= Rapal =

Rapal is a BBC Alba music television programme and radio show on BBC Radio nan Gàidheal recorded at BBC Scotland's Pacific Quay HQ. Rapal broadcast its first programme on the radio on 28 May 2001, presented by Niall Iain McDonald. It expanded to TV in 2007, and added Anndra Robasdan and Michelle NicDhomhnaill to the presenting team. In 2007, Rapal launched a contest for the best new Gaelic song, and in 2008 the show was added to the roster of programmes to be broadcast on the new Gaelic Digital TV channel, BBC Alba.

The Rapal TV show featured a strong selection of Scotland's up-and-coming acts, with presenter Vic Galloway showcasing a section featuring his favourites. Acts featured on Rapal included The Amazing Snakeheads, The Moon Kids and Frightened Rabbit.

As of 2021, The BBC Radio show is presented by Emma NicAonghais (now NicLaomainn) and Coinneach Mac a' Ghobhainn.

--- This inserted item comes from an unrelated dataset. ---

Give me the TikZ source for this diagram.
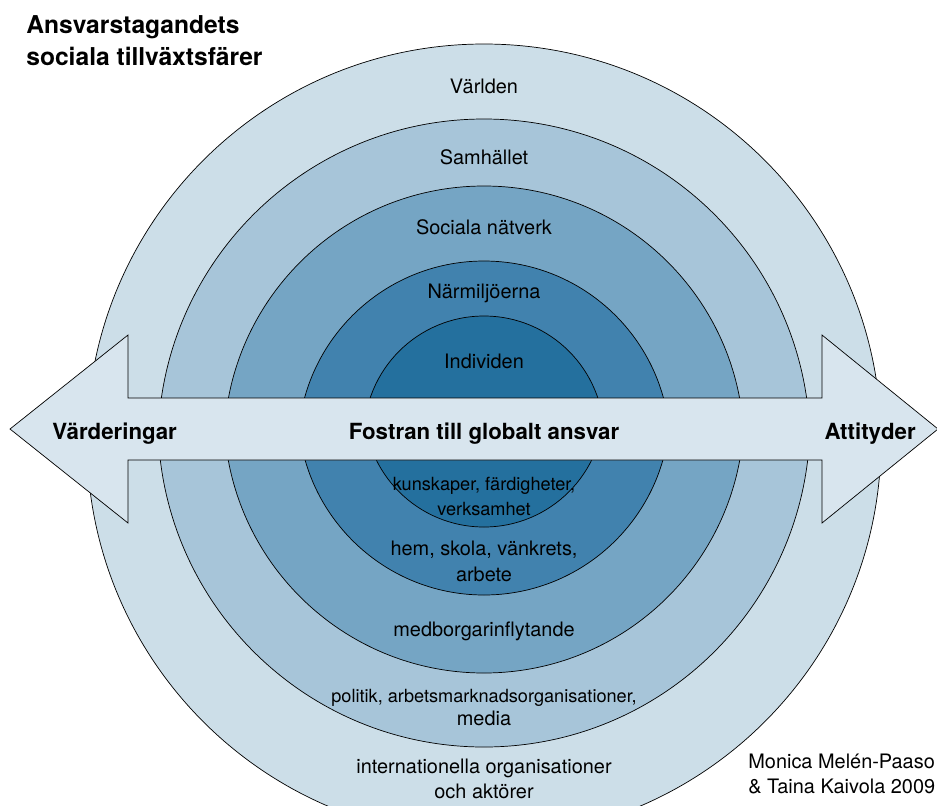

==Winners of the Rapal Gaelic song contest==
- 2007: The Picturebooks – "Rockonica Bhearonica"
- 2008: Na Gathan – "Ruigidh Sinn Màrs"
- 2009: Niteworks – "Nam aonar 's a Fonn"
- 2010: Dòl Eoin – "An Gairm" (The Calling)
- 2012: The Ramisco Maki Maki Rocking Horse – "Seas Air Do Chorra-bhiod"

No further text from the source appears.